The advantage of hardware solutions is that, generally, you can customize them to do most of what you want. For example, most hardware solutions can automatically detect whether the MySQL server isn't responding, and they can then remove it automatically from the possible connections and add it back again when the server comes back up. In addition, they can possibly do more sophisticated load balancing solutions than just round-robin.
Generally, the biggest drawback of a hardware solution is cost. Typically, hardware solutions run in the tens of thousands of dollars, which may be more than the cost of your entire cluster. In addition, technically, a hardware load balancer can become a single point of failure. To minimize this, you need to set up redundant hardware load balancers, which increases the cost and complexity of the solution.
Software Load Balancing Solutions
A number of software solutions can be used for load balancing. The most common products that can do this are Linux Virtual Server (LVS), Linux-HA, and products based on these (such as Ultra Monkey). There are many other solutions for other operating systems that should be adequate as well. A brief description of what these particular systems do should help provide insight into any other system that you might want to use:
- LVS LVS(www.linuxvirtualserver.org) allows you to set up multiple Linux servers, all with a single virtual IP address. Behind the scenes, these servers can do load balancing. LVS can use many different algorithms, such as least connections, weighted round-robin, and many others. It allows for connections to be tied to a single real server, to ensure transactional integrity behind the scenes.
- Linux-HA The Linux-HA project (www.linux-ha.com) is designed to provide a flexible high-availability framework for Linux (and other UNIX systems as well). The main piece of Linux-HA is called Heartbeat, which is a server that monitors the MySQL servers and removes them from possible connections if they suffer critical failures.
- Ultra Monkey Ultra Monkey (www.ultramonkey.org) is a software solution that is designed to integrate Linux-HA and LVS into a single standalone solution, which allows for easier integration and building of fully load balanced and highly available solutions. The advantage of using software such as Ultra Monkey instead of the separate pieces is that it is easier to install, maintain, and configure a single-package solution.
There are a few big advantages to using a software solution such as these. First, all the software mentioned here is completely open source and freely available. Obviously, if you are designing a low-cost cluster, this is very attractive. Second, the software is very flexible. You can configure many different options, depending on the needs of your MySQL Cluster setup. This includes options such as load balancing algorithms, failover algorithms, rejoining algorithms, and so on.

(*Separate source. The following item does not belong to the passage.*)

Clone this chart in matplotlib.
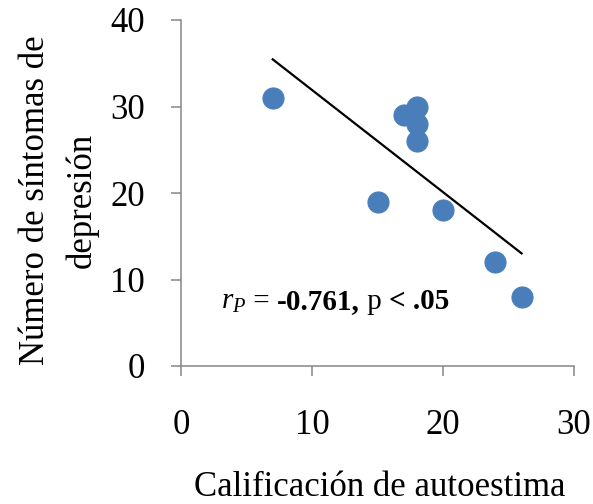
import matplotlib
matplotlib.use("Agg")
import matplotlib.pyplot as plt
import numpy as np

# data
autoestima = [7, 15, 17, 18, 18, 18, 20, 24, 26]
sintomas = [31, 19, 29, 30, 28, 26, 18, 12, 8]
x_ticks = [0, 10, 20, 30]
y_ticks = [0, 10, 20, 30, 40]

plt.rcParams['font.family'] = ['Liberation Serif', 'DejaVu Serif']
plt.rcParams['mathtext.fontset'] = 'custom'
plt.rcParams['mathtext.rm'] = 'Liberation Serif'
plt.rcParams['mathtext.it'] = 'Liberation Serif:italic'
plt.rcParams['mathtext.bf'] = 'Liberation Serif:bold'

fig = plt.figure(figsize=(5.93, 5.04), dpi=100)
ax = fig.add_axes([181 / 593, 1 - 366 / 504, 393 / 593, 346 / 504])

ax.scatter(autoestima, sintomas, s=230, color='#4a7ebb', edgecolors='#4a7ebb',
           linewidths=0.8, zorder=3)

# linear trend line over the data range
slope, intercept = np.polyfit(autoestima, sintomas, 1)
xs = np.array([min(autoestima), max(autoestima)])
ax.plot(xs, slope * xs + intercept, color='black', lw=1.6, zorder=2)

ax.set_xlim(0, 30)
ax.set_ylim(0, 40)
ax.set_xticks(x_ticks)
ax.set_yticks(y_ticks)

for side in ['top', 'right']:
    ax.spines[side].set_visible(False)
for side in ['left', 'bottom']:
    ax.spines[side].set_color('#868686')
    ax.spines[side].set_linewidth(1.1)
ax.tick_params(axis='both', direction='out', length=7, width=1.1, color='#868686',
               labelsize=25)
ax.tick_params(axis='x', pad=24)
ax.tick_params(axis='y', pad=19)

# annotation pieces chained left to right
fs = 21
pieces = [(' = ', 'normal'), ('-0.761,', 'bold'), (' p ', 'normal'),
          ('< .05', 'bold')]
t = ax.text(3.05, 6.6, r'$r_P$', fontsize=fs, va='baseline', ha='left')
for s, w in pieces:
    t = ax.annotate(s, xy=(1, 0), xycoords=t, va='bottom', ha='left',
                    fontsize=fs, fontweight=w)

fig.text(380 / 593, 1 - 488 / 504, 'Calificación de autoestima', fontsize=25,
         ha='center', va='center')
fig.text(59 / 593, 1 - 200 / 504, 'Número de síntomas de\ndepresión', fontsize=25,
         ha='center', va='center', rotation=90, multialignment='center',
         linespacing=1.5)

fig.savefig('out.png', dpi=100)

The drawback of these software solutions is that they can be difficult to set up. While packages such as Ultra Monkey make setup easier, it is still generally more work to set up and maintain a system such as this than to use a hardware solution. Another possible drawback is that it can be more difficult to get support contracts to support these technologies. Many Linux distributions provide some support, and some commercial companies also provide support, but there is not a single source of support, as is possible with hardware solutions.